# [Problem requirements]
Pictures do not belong in your copy. Repeat all the other data exactly.

# [Information supplied]
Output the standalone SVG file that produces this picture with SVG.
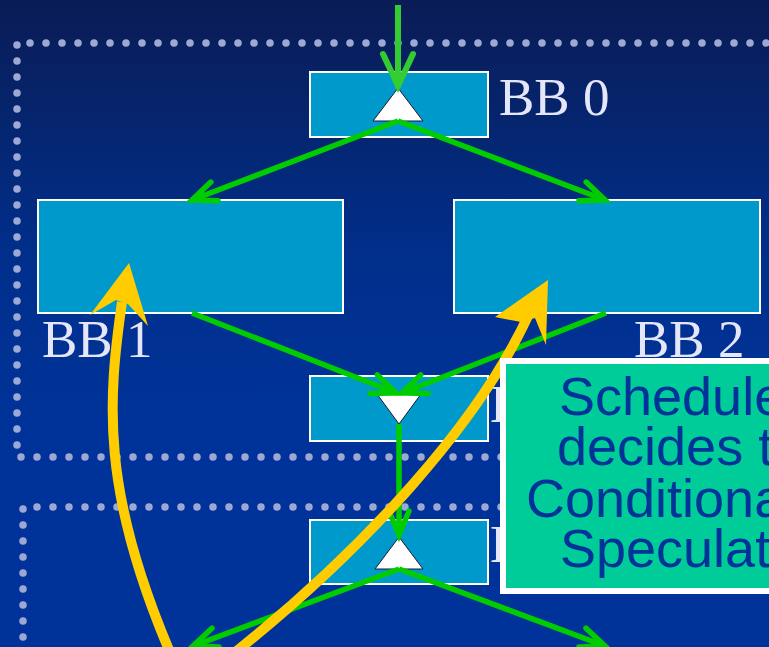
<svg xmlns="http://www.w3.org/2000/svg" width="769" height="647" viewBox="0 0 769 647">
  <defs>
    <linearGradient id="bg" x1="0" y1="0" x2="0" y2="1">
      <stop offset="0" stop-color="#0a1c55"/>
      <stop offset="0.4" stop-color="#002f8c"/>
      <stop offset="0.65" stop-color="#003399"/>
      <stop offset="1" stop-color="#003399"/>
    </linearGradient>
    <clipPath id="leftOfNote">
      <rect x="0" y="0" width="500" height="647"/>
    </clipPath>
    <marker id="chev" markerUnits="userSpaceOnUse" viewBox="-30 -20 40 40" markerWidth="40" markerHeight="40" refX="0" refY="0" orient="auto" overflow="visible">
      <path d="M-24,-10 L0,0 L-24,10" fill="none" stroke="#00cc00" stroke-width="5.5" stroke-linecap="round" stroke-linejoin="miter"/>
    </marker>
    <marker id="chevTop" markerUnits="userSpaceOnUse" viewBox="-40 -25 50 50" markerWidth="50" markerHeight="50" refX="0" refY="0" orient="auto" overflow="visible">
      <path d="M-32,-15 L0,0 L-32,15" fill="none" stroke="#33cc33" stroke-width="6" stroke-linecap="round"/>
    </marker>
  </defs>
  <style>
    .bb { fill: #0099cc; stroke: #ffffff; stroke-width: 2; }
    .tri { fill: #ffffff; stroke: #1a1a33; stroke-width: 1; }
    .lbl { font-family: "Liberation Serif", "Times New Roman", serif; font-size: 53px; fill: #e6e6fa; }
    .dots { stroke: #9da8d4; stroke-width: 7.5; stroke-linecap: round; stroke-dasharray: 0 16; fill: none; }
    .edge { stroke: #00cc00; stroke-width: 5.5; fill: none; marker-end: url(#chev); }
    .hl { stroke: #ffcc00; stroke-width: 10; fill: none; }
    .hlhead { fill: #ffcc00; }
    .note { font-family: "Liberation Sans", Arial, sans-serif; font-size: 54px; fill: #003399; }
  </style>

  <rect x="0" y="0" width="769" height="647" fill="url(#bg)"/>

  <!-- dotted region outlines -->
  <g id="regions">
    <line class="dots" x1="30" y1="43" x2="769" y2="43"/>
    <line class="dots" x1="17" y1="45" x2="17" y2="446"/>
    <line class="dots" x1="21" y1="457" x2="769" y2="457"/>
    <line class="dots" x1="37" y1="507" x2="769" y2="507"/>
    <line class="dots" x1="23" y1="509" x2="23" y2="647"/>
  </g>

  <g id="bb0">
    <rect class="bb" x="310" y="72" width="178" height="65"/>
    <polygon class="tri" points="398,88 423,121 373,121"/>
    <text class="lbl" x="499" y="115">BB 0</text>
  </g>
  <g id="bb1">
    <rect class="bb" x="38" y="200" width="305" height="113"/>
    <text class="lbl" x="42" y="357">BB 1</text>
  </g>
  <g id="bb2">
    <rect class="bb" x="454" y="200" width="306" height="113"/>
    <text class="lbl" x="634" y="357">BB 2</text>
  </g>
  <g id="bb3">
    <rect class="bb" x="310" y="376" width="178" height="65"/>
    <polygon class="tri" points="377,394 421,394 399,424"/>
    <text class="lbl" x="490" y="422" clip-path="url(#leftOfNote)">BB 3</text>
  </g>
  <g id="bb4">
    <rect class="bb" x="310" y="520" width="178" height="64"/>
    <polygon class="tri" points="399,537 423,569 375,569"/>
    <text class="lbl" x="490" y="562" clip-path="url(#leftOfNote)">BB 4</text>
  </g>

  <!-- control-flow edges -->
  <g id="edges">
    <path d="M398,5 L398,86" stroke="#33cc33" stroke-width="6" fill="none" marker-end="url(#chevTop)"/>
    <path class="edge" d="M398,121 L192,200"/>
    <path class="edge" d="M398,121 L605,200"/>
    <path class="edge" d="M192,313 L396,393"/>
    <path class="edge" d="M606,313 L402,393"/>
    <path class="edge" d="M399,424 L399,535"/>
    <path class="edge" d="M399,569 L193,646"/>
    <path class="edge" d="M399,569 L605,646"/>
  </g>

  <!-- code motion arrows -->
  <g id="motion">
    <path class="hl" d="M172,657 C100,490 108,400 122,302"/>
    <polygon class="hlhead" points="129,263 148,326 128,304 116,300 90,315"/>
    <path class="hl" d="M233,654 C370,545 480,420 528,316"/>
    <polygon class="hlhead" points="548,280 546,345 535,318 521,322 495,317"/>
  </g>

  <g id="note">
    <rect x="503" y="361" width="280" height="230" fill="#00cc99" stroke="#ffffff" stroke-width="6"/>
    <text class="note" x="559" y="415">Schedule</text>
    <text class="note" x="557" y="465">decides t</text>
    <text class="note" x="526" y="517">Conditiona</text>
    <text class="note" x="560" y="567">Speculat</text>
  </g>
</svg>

# [Task output]
Output the standalone SVG file that produces this picture with SVG.
<svg xmlns="http://www.w3.org/2000/svg" width="769" height="647" viewBox="0 0 769 647">
  <defs>
    <linearGradient id="bg" x1="0" y1="0" x2="0" y2="1">
      <stop offset="0" stop-color="#0a1c55"/>
      <stop offset="0.4" stop-color="#002f8c"/>
      <stop offset="0.65" stop-color="#003399"/>
      <stop offset="1" stop-color="#003399"/>
    </linearGradient>
    <clipPath id="leftOfNote">
      <rect x="0" y="0" width="500" height="647"/>
    </clipPath>
    <marker id="chev" markerUnits="userSpaceOnUse" viewBox="-30 -20 40 40" markerWidth="40" markerHeight="40" refX="0" refY="0" orient="auto" overflow="visible">
      <path d="M-24,-10 L0,0 L-24,10" fill="none" stroke="#00cc00" stroke-width="5.5" stroke-linecap="round" stroke-linejoin="miter"/>
    </marker>
    <marker id="chevTop" markerUnits="userSpaceOnUse" viewBox="-40 -25 50 50" markerWidth="50" markerHeight="50" refX="0" refY="0" orient="auto" overflow="visible">
      <path d="M-32,-15 L0,0 L-32,15" fill="none" stroke="#33cc33" stroke-width="6" stroke-linecap="round"/>
    </marker>
  </defs>
  <style>
    .bb { fill: #0099cc; stroke: #ffffff; stroke-width: 2; }
    .tri { fill: #ffffff; stroke: #1a1a33; stroke-width: 1; }
    .lbl { font-family: "Liberation Serif", "Times New Roman", serif; font-size: 53px; fill: #e6e6fa; }
    .dots { stroke: #9da8d4; stroke-width: 7.5; stroke-linecap: round; stroke-dasharray: 0 16; fill: none; }
    .edge { stroke: #00cc00; stroke-width: 5.5; fill: none; marker-end: url(#chev); }
    .hl { stroke: #ffcc00; stroke-width: 10; fill: none; }
    .hlhead { fill: #ffcc00; }
    .note { font-family: "Liberation Sans", Arial, sans-serif; font-size: 54px; fill: #003399; }
  </style>

  <rect x="0" y="0" width="769" height="647" fill="url(#bg)"/>

  <!-- dotted region outlines -->
  <g id="regions">
    <line class="dots" x1="30" y1="43" x2="769" y2="43"/>
    <line class="dots" x1="17" y1="45" x2="17" y2="446"/>
    <line class="dots" x1="21" y1="457" x2="769" y2="457"/>
    <line class="dots" x1="37" y1="507" x2="769" y2="507"/>
    <line class="dots" x1="23" y1="509" x2="23" y2="647"/>
  </g>

  <g id="bb0">
    <rect class="bb" x="310" y="72" width="178" height="65"/>
    <polygon class="tri" points="398,88 423,121 373,121"/>
    <text class="lbl" x="499" y="115">BB 0</text>
  </g>
  <g id="bb1">
    <rect class="bb" x="38" y="200" width="305" height="113"/>
    <text class="lbl" x="42" y="357">BB 1</text>
  </g>
  <g id="bb2">
    <rect class="bb" x="454" y="200" width="306" height="113"/>
    <text class="lbl" x="634" y="357">BB 2</text>
  </g>
  <g id="bb3">
    <rect class="bb" x="310" y="376" width="178" height="65"/>
    <polygon class="tri" points="377,394 421,394 399,424"/>
    <text class="lbl" x="490" y="422" clip-path="url(#leftOfNote)">BB 3</text>
  </g>
  <g id="bb4">
    <rect class="bb" x="310" y="520" width="178" height="64"/>
    <polygon class="tri" points="399,537 423,569 375,569"/>
    <text class="lbl" x="490" y="562" clip-path="url(#leftOfNote)">BB 4</text>
  </g>

  <!-- control-flow edges -->
  <g id="edges">
    <path d="M398,5 L398,86" stroke="#33cc33" stroke-width="6" fill="none" marker-end="url(#chevTop)"/>
    <path class="edge" d="M398,121 L192,200"/>
    <path class="edge" d="M398,121 L605,200"/>
    <path class="edge" d="M192,313 L396,393"/>
    <path class="edge" d="M606,313 L402,393"/>
    <path class="edge" d="M399,424 L399,535"/>
    <path class="edge" d="M399,569 L193,646"/>
    <path class="edge" d="M399,569 L605,646"/>
  </g>

  <!-- code motion arrows -->
  <g id="motion">
    <path class="hl" d="M172,657 C100,490 108,400 122,302"/>
    <polygon class="hlhead" points="129,263 148,326 128,304 116,300 90,315"/>
    <path class="hl" d="M233,654 C370,545 480,420 528,316"/>
    <polygon class="hlhead" points="548,280 546,345 535,318 521,322 495,317"/>
  </g>

  <g id="note">
    <rect x="503" y="361" width="280" height="230" fill="#00cc99" stroke="#ffffff" stroke-width="6"/>
    <text class="note" x="559" y="415">Schedule</text>
    <text class="note" x="557" y="465">decides t</text>
    <text class="note" x="526" y="517">Conditiona</text>
    <text class="note" x="560" y="567">Speculat</text>
  </g>
</svg>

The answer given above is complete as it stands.